* Data shown:
"""
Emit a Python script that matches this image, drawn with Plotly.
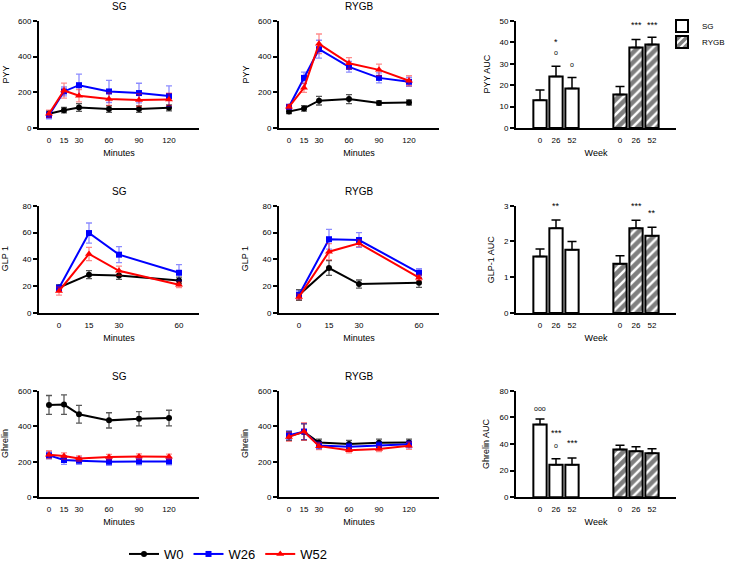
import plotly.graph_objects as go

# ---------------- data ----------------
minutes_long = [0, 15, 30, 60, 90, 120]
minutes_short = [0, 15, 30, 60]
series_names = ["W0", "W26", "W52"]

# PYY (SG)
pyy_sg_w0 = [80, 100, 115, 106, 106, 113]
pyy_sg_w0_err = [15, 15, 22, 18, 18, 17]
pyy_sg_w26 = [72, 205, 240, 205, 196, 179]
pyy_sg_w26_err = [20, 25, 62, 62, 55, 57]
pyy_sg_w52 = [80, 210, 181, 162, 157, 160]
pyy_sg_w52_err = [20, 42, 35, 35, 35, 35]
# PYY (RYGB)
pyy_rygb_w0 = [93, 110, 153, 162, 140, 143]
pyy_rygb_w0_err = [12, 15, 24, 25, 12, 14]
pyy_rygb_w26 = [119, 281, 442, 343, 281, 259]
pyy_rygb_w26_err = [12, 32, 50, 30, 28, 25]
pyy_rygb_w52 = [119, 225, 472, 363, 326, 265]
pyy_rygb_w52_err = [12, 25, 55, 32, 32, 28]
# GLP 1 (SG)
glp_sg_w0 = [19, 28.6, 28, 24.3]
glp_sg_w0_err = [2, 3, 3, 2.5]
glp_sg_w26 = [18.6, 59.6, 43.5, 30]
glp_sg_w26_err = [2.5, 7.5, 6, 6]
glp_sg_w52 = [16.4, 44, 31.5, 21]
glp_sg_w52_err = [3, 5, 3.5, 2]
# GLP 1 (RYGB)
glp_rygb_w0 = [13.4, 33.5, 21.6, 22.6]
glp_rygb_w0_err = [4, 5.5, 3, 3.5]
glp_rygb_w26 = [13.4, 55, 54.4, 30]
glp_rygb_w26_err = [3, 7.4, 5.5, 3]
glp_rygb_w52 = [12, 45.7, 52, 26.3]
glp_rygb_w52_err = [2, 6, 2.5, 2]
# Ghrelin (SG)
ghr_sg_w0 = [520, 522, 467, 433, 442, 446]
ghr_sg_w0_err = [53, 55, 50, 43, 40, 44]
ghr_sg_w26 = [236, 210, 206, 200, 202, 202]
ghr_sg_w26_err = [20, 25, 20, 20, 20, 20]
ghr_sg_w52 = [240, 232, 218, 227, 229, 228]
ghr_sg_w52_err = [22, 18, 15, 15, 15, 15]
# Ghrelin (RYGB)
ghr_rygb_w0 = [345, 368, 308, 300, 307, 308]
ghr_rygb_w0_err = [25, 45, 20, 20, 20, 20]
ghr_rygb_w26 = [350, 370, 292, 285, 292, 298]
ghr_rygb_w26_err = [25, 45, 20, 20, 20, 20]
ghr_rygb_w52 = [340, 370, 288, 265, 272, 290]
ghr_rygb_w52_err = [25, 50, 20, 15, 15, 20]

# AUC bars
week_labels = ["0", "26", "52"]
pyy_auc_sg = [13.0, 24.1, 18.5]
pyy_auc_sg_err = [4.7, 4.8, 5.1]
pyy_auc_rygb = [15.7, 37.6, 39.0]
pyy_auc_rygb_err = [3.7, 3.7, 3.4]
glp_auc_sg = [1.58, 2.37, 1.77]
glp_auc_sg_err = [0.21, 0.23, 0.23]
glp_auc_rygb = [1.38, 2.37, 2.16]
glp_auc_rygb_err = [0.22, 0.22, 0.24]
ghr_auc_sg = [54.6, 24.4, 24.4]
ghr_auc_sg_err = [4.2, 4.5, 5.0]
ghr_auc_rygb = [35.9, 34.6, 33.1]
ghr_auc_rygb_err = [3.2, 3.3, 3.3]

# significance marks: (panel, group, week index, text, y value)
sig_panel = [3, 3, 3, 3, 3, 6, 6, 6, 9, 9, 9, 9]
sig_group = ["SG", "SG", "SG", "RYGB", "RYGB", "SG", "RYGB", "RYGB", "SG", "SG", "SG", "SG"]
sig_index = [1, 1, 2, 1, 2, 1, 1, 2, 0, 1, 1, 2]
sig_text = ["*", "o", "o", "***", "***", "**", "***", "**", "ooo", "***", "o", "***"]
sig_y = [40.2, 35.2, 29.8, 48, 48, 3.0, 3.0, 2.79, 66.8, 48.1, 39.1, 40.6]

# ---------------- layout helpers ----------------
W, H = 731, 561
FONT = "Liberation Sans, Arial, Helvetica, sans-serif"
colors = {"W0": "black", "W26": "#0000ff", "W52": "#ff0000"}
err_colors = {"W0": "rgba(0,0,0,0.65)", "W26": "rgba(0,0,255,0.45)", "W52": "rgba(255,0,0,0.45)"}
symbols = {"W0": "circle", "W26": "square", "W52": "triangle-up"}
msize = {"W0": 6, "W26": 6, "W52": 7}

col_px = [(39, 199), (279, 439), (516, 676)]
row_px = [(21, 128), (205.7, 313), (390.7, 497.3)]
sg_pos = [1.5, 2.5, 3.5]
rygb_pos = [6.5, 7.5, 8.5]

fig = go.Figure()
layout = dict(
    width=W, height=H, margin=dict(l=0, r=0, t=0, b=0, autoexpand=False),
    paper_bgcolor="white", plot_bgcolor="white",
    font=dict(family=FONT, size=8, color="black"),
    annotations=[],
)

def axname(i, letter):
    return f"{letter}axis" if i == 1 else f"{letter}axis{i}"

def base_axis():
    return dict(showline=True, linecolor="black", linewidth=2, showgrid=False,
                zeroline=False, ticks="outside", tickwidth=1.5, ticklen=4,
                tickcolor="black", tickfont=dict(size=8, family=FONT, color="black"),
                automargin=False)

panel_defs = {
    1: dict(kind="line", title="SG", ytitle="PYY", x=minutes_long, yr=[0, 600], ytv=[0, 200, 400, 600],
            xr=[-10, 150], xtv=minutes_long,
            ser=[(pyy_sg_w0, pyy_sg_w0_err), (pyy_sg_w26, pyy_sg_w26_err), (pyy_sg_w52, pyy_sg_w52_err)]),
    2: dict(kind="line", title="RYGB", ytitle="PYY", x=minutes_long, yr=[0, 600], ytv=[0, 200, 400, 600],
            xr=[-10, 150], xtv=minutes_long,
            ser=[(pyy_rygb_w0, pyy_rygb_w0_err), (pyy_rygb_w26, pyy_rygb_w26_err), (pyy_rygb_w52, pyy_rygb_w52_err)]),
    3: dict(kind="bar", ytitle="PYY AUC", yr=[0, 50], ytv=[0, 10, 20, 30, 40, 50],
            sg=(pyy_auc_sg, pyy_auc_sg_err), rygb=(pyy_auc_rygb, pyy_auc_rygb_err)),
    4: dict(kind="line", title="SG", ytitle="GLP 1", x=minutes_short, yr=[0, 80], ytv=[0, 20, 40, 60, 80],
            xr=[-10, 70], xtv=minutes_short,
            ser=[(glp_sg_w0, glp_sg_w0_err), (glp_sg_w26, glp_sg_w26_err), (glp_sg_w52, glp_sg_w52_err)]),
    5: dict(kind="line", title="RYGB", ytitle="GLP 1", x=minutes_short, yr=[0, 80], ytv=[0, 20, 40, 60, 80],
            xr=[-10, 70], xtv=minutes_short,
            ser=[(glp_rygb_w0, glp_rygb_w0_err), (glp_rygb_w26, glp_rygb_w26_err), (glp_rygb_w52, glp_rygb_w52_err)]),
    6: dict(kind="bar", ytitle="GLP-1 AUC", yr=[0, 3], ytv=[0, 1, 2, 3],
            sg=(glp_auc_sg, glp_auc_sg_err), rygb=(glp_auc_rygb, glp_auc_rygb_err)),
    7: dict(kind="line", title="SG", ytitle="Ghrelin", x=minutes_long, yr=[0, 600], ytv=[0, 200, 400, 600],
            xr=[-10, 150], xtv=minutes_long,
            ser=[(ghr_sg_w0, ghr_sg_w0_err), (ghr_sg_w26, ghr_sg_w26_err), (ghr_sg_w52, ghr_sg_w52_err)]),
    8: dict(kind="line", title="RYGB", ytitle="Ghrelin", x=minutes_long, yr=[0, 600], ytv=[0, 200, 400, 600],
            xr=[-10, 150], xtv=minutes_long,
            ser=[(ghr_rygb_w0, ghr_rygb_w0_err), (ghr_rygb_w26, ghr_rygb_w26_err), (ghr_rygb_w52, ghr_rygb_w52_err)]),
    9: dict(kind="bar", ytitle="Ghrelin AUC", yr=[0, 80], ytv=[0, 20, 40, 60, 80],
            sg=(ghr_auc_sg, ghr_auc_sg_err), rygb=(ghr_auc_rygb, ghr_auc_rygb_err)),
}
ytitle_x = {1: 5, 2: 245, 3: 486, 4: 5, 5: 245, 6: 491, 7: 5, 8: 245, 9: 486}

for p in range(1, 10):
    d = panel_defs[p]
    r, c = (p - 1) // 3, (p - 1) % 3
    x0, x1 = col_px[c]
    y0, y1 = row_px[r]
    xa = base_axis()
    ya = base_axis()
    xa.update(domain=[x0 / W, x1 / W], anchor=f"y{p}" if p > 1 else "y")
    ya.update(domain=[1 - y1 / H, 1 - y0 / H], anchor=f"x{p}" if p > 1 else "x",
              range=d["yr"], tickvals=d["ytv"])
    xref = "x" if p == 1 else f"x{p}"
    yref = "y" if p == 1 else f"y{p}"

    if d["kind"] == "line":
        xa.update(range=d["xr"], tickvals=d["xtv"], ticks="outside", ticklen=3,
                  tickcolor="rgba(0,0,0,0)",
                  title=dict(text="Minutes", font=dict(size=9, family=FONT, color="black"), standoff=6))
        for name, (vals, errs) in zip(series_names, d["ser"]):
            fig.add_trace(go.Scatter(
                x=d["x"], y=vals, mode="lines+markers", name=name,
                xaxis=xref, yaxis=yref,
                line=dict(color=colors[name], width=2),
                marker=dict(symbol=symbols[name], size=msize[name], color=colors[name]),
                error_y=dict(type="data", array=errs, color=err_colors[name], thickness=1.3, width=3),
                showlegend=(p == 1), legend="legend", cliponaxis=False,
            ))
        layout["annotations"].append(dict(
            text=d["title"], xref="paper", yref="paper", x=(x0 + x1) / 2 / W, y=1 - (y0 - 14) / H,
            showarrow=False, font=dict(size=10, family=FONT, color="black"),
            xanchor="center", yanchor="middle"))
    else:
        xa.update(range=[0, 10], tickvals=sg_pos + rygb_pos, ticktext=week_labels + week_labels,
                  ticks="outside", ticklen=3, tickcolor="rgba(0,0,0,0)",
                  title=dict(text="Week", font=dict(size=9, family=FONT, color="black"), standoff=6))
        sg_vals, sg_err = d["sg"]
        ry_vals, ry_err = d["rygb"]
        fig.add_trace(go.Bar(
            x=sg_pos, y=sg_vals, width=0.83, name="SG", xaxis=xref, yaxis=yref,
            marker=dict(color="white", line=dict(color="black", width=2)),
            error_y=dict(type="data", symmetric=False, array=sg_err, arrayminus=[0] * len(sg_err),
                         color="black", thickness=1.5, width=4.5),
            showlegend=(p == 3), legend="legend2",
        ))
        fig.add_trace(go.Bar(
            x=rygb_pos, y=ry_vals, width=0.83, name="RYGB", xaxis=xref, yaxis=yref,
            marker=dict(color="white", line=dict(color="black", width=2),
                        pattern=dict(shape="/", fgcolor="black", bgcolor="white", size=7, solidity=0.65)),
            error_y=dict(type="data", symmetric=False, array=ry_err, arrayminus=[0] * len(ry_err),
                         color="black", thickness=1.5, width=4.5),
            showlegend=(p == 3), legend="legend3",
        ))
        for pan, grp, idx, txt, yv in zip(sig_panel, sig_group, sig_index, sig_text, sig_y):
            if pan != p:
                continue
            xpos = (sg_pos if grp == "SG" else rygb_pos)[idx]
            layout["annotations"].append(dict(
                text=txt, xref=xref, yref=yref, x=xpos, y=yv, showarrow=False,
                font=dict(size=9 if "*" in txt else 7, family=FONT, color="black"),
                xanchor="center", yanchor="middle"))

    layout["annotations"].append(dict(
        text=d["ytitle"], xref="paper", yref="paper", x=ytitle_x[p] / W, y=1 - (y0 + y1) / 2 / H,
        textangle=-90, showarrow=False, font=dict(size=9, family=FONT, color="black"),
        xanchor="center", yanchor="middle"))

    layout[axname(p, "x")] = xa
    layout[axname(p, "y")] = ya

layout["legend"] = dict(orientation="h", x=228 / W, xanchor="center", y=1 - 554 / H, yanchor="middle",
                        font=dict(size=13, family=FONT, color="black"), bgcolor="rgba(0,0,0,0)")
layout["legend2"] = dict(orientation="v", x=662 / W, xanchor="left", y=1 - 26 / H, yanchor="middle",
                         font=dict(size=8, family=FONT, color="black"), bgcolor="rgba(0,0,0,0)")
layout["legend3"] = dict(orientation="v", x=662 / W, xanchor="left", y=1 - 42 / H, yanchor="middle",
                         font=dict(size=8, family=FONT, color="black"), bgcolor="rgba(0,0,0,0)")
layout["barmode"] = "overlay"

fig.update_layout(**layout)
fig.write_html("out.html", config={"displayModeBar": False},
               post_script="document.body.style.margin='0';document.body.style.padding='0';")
"""
* Problem description: Write out each line of the listing above, exactly, from its first line to the line holding "ghr_rygb_w52_err = [25, 50, 20, 15, 15, 20]", inclusive. Skip the pictures.

* Complete output:
Emit a Python script that matches this image, drawn with Plotly.
import plotly.graph_objects as go

# ---------------- data ----------------
minutes_long = [0, 15, 30, 60, 90, 120]
minutes_short = [0, 15, 30, 60]
series_names = ["W0", "W26", "W52"]

# PYY (SG)
pyy_sg_w0 = [80, 100, 115, 106, 106, 113]
pyy_sg_w0_err = [15, 15, 22, 18, 18, 17]
pyy_sg_w26 = [72, 205, 240, 205, 196, 179]
pyy_sg_w26_err = [20, 25, 62, 62, 55, 57]
pyy_sg_w52 = [80, 210, 181, 162, 157, 160]
pyy_sg_w52_err = [20, 42, 35, 35, 35, 35]
# PYY (RYGB)
pyy_rygb_w0 = [93, 110, 153, 162, 140, 143]
pyy_rygb_w0_err = [12, 15, 24, 25, 12, 14]
pyy_rygb_w26 = [119, 281, 442, 343, 281, 259]
pyy_rygb_w26_err = [12, 32, 50, 30, 28, 25]
pyy_rygb_w52 = [119, 225, 472, 363, 326, 265]
pyy_rygb_w52_err = [12, 25, 55, 32, 32, 28]
# GLP 1 (SG)
glp_sg_w0 = [19, 28.6, 28, 24.3]
glp_sg_w0_err = [2, 3, 3, 2.5]
glp_sg_w26 = [18.6, 59.6, 43.5, 30]
glp_sg_w26_err = [2.5, 7.5, 6, 6]
glp_sg_w52 = [16.4, 44, 31.5, 21]
glp_sg_w52_err = [3, 5, 3.5, 2]
# GLP 1 (RYGB)
glp_rygb_w0 = [13.4, 33.5, 21.6, 22.6]
glp_rygb_w0_err = [4, 5.5, 3, 3.5]
glp_rygb_w26 = [13.4, 55, 54.4, 30]
glp_rygb_w26_err = [3, 7.4, 5.5, 3]
glp_rygb_w52 = [12, 45.7, 52, 26.3]
glp_rygb_w52_err = [2, 6, 2.5, 2]
# Ghrelin (SG)
ghr_sg_w0 = [520, 522, 467, 433, 442, 446]
ghr_sg_w0_err = [53, 55, 50, 43, 40, 44]
ghr_sg_w26 = [236, 210, 206, 200, 202, 202]
ghr_sg_w26_err = [20, 25, 20, 20, 20, 20]
ghr_sg_w52 = [240, 232, 218, 227, 229, 228]
ghr_sg_w52_err = [22, 18, 15, 15, 15, 15]
# Ghrelin (RYGB)
ghr_rygb_w0 = [345, 368, 308, 300, 307, 308]
ghr_rygb_w0_err = [25, 45, 20, 20, 20, 20]
ghr_rygb_w26 = [350, 370, 292, 285, 292, 298]
ghr_rygb_w26_err = [25, 45, 20, 20, 20, 20]
ghr_rygb_w52 = [340, 370, 288, 265, 272, 290]
ghr_rygb_w52_err = [25, 50, 20, 15, 15, 20]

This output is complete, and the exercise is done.